PHOTO CREDIT: Hope Walls Photography

The future of the oil sands industry relies on improving environmental performance. Perhaps equally important is the future generation of great minds who will be required to carry today’s efforts forward.

The Natural Sciences and Engineering Research Council of Canada (NSERC)—which is committed to making Canada “a country of discoverers and innovators for the benefit of all citizens”—brings industry and universities together, so engineering students can apply the concepts they learn in real life situations, helping to build on the country’s industrial excellence for tomorrow. Its Industrial Research Chair program puts some of the country’s best researchers in charge of NSERC’s major research endeavours of interest to industry.

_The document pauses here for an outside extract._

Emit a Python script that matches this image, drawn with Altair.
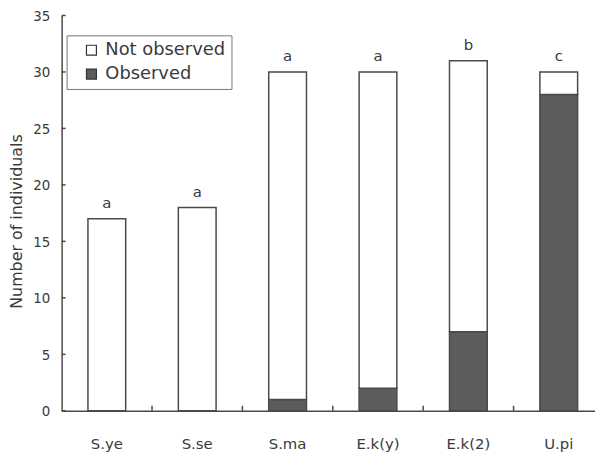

Dr. Ward Wilson, a University of Alberta engineering professor and renowned expert in advanced mine waste management, was appointed as the NSERC/COSIA Industrial Research Chair in Oil Sands Tailings Geotechnique in 2014. Alberta Innovates is also a funder and partner in the Chair.

Now at the halfway point of the five-year term, he and his team of researchers are working on 19 projects, each directed at improving tailings management. The projects cover four themes: tailings and oil sands deposition, dewatering tailings, assessing and improving oil sands deposition, and the long-term behaviour of fine fluid tailings. While the research will have long-term impact on how tailings can be managed and the technologies developed to help accelerate reclamation, it is the opportunity to work with some of the university’s brightest students that means the most to Ward.

“In all of the years I’ve engaged in universities, I’ve never had the pleasure of such a successful research program,” says Ward. “I’ve been able to recruit outstanding students at all levels, Canadian and international. I am working with such high-caliber students, who’ve won NSERC awards and scholarships, and are committed to the work in a way that is very impressive.”

With seven students currently engaged in the program, and four more set to join, the program brings together academics at all levels, from PhD to Masters to post-doctorates. It also includes a remarkable set of active, external collaborators, who bring expertise from all areas of environmental sciences, mechanical engineering, technology development and tailings management (including Dr. Paul Simms, featured in this issue’s innovator profile.) Dr. Nicholas Beier, an assistant professor in Geoenvironmental Engineering, also at the University of Alberta, joined at the end of last year, as part of the program’s plans to involve new faculty in its major research programs.

“As we move into the second half, we are on schedule with all the projects,” says Nicholas. “We’re recruiting another batch of students as a few of the current group are about to defend or have already defended their theses. It means a lot that these students get the chance to work right on operational oil sands sites, and engage directly with industry experts in the field.”

The researchers meet with members of COSIA’s Tailings Environmental Priority Area regularly, including most recently in Calgary at the beginning of October, to present the latest results and answer questions. There are also frequent opportunities for project-by-project interaction.

“Investment in research and innovation like this is critical as the industry moves forward to face its challenges,” said Joy Romero, Canadian Natural’s vice president, Technology and Innovation, at a celebration announcing the most recent NSERC Industrial Research Chair appointees in April. “To remain competitive and ensure a sustainable industry that meets Canada’s and the world’s energy needs for the long-term, we need to continue to build capacity for tomorrow.”